Can we begin by engaging in some over-analysis of the look on a coach's face? After all, Alabama and Georgia play each other this week for the first time since the 2012 SEC Championship game, and that agonizing three-second tracking shot of Mark Richt when his team fails to score touchdown in the final seconds gets me every time. It is the visage of a man wearied by one defeat after another, a man who has come so close so many times that it feels as if he's grown to expect the worst. It is the signature expression of college football's Charlie Brown upon charging headlong at the thing he desires and getting fooled once more.
Is this an unfair assessment of Richt's mindset? Maybe it is. Maybe I'm being harsh. A few more seconds, and maybe everything's different for Georgia that season. A few more seconds—or if the ball isn't deflected into the hands of receiver Chris Conley, who has no time to do anything but react with the instincts of a wide receiver—and maybe Bulldogs run one more play and Aaron Murray throws a touchdown pass and Georgia beats Alabama instead of losing 32-28. A few more seconds, and maybe Georgia wins the national championship that year instead of Alabama, and maybe that look on Richt's face—and the very way that we perceive the man himself—is completely different.
Then again, that was not Richt's first high-profile failure. There may be no well-liked and accomplished coach in America who is more defined by what he hasn't done more than Richt. In his first 14 seasons, Richt won at least 10 games on nine different occasions, but, despite consistently having one of the most talented rosters in the country, he has never won a national championship. Georgia has played in a bowl game every year under Richt, but not in a major bowl since 2007. In addition to that 2012 SEC Championship loss, Richt also lost a game to Saban's Alabama team in 2008: his Bulldogs were ranked third in the country and fell behind 31-0 at halftime.
So here we are again, on the precipice of yet another watershed moment when Georgia can alter the balance of power in the SEC from West to East, wherein Richt can reframe the narrative of a career that's largely been defined by high-profile failures, and where the Alabama dynasty feels as fragile as it has this entire decade. It's all set up for Richt, which is as good a reason as any for Georgia fans to be scared to death.

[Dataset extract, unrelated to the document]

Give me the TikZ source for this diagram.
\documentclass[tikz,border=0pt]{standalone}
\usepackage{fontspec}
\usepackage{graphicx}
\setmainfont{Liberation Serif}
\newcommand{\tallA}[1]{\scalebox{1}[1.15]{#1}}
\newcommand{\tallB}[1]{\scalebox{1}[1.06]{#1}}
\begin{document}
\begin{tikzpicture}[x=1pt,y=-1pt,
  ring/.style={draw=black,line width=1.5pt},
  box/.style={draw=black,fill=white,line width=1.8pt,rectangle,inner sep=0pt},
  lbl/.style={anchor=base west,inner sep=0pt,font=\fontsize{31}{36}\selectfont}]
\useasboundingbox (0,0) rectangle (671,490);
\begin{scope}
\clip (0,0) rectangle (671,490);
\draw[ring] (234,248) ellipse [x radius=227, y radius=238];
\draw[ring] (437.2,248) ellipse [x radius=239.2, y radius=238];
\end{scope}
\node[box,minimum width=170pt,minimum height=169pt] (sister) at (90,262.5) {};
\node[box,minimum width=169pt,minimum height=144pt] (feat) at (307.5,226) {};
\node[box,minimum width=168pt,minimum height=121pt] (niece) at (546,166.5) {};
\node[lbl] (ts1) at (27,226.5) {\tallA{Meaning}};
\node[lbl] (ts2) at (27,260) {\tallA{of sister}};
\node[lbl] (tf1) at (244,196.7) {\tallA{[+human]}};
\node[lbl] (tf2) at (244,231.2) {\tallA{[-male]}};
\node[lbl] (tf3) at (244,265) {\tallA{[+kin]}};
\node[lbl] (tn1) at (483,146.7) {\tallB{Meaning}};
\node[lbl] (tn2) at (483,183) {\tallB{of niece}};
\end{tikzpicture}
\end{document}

Here's the fascinating difference about the 2015 incarnation of Georgia-Alabama: For once, on the other side, there is also serious panic. This is the first time Alabama hasn't been favored to win a football game since late 2009, an extraordinary run of dominance that encompasses that 2012 SEC title game, as well as three national championships. But after a home loss to Ole Miss two weeks ago, the narrative in Tuscaloosa has become discombobulated. The Crimson Tide seemingly can't settle on a competent quarterback, bouncing between Jake Coker and Cooper Bateman. Because of that, their offense appears uncharacteristically hesitant, and those presumably slanderous blind-item rumors about an Alabama staff member that briefly made the rounds on the Internet last week most likely were a metaphoric display of the discomfort of a fan base that's become accustomed to a program that exudes militant competence.
The overarching notion is that Saban will figure things out eventually, because he always does; the notion is that Alabama rebounds from its defeats by getting even better than it was before. The notion is that offensive coordinator Lane Kiffin (have I mentioned him yet?), for all his peccadilloes, actually possesses a pretty competent football mind, and that he'll straighten out one of the Tide's two quarterbacks eventually. Right now, though, the Tide are grasping; after the loss to Ole Miss, there is no room for error if Alabama wants to be considered for the College Football Playoff again this season.

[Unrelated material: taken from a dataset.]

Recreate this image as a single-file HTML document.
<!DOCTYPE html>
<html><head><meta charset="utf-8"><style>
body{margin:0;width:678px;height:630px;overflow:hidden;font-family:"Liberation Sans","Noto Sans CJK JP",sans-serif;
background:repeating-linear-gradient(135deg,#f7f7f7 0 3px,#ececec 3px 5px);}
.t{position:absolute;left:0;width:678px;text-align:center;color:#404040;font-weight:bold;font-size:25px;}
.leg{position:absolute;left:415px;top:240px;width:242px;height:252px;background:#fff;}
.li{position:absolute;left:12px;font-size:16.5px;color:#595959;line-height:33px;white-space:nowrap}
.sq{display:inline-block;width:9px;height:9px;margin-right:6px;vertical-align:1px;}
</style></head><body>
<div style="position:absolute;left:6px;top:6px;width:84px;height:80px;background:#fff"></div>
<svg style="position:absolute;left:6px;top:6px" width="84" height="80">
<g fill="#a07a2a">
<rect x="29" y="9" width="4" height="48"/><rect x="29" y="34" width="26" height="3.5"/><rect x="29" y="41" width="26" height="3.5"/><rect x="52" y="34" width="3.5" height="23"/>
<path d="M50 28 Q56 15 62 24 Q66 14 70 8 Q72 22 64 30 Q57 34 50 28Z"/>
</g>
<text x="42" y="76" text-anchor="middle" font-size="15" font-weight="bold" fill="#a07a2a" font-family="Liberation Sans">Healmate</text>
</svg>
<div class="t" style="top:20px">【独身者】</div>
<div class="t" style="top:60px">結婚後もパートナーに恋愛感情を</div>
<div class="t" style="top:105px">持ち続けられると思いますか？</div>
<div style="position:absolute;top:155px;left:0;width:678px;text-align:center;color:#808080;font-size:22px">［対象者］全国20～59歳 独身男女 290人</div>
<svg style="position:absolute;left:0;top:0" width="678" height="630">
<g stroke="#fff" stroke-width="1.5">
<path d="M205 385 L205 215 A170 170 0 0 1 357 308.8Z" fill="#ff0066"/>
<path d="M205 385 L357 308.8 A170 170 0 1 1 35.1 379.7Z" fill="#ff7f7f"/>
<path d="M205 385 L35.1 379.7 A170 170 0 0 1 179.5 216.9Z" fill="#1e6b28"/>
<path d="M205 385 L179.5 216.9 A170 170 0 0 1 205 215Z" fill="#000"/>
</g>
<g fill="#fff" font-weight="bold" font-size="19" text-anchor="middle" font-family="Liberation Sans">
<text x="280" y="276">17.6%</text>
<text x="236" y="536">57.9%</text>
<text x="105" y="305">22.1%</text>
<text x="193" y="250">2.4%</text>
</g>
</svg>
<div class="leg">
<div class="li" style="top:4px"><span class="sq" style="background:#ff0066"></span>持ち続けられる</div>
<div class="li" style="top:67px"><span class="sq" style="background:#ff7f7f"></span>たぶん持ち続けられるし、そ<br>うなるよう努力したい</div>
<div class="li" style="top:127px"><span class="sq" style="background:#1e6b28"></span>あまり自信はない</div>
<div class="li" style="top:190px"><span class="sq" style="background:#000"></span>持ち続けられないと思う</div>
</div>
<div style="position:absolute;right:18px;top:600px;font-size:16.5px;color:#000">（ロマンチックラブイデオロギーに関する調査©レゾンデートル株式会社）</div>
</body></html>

"[Georgia looks] a lot like some of our teams of the past," Saban said during his Monday press conference this week. "Very physical. Don't make a lot of mistakes. Don't beat themselves much. And they play with a lot of toughness. They are very aggressive on both sides of the ball. That's the kind of team we've always sort of aspired to have here, and it certainly looks like that's the kind of team they have developed there."
These are the kinds of things football coaches tend to say during their Monday press conferences, but this one feels a little bit more meaningful than the rote pablum that Saban tends toward. I imagine he knows what's at stake here; I imagine he recognizes that if he wishes to maintain his position as college football's most impenetrable and dynastic program—if he wishes to maintain the position he's held in all those games his team has been favored in since 2009—he has to prove that no one can out-Alabama Alabama. Certainly not Richt.
And Richt? I imagine he knows that opportunities like this one don't come along too many times. Eventually, you have to nail it; eventually, you have to follow through and win a big game in order to achieve the stature that Saban has. "I don't think we've gotta create motivation [this week]. I think we've gotta temper it," Richt said on Monday night. "And when I say temper it, I mean make sure we channel it in the right way."
I'm not sure that's something Richt has mastered, given his track record. Maybe he gets it right this week. Maybe his team is good enough and lucky enough, and maybe the narrative finally changes. Maybe Mark Richt finally kicks that damn football. But it wouldn't surprise me if he winds up and misses again.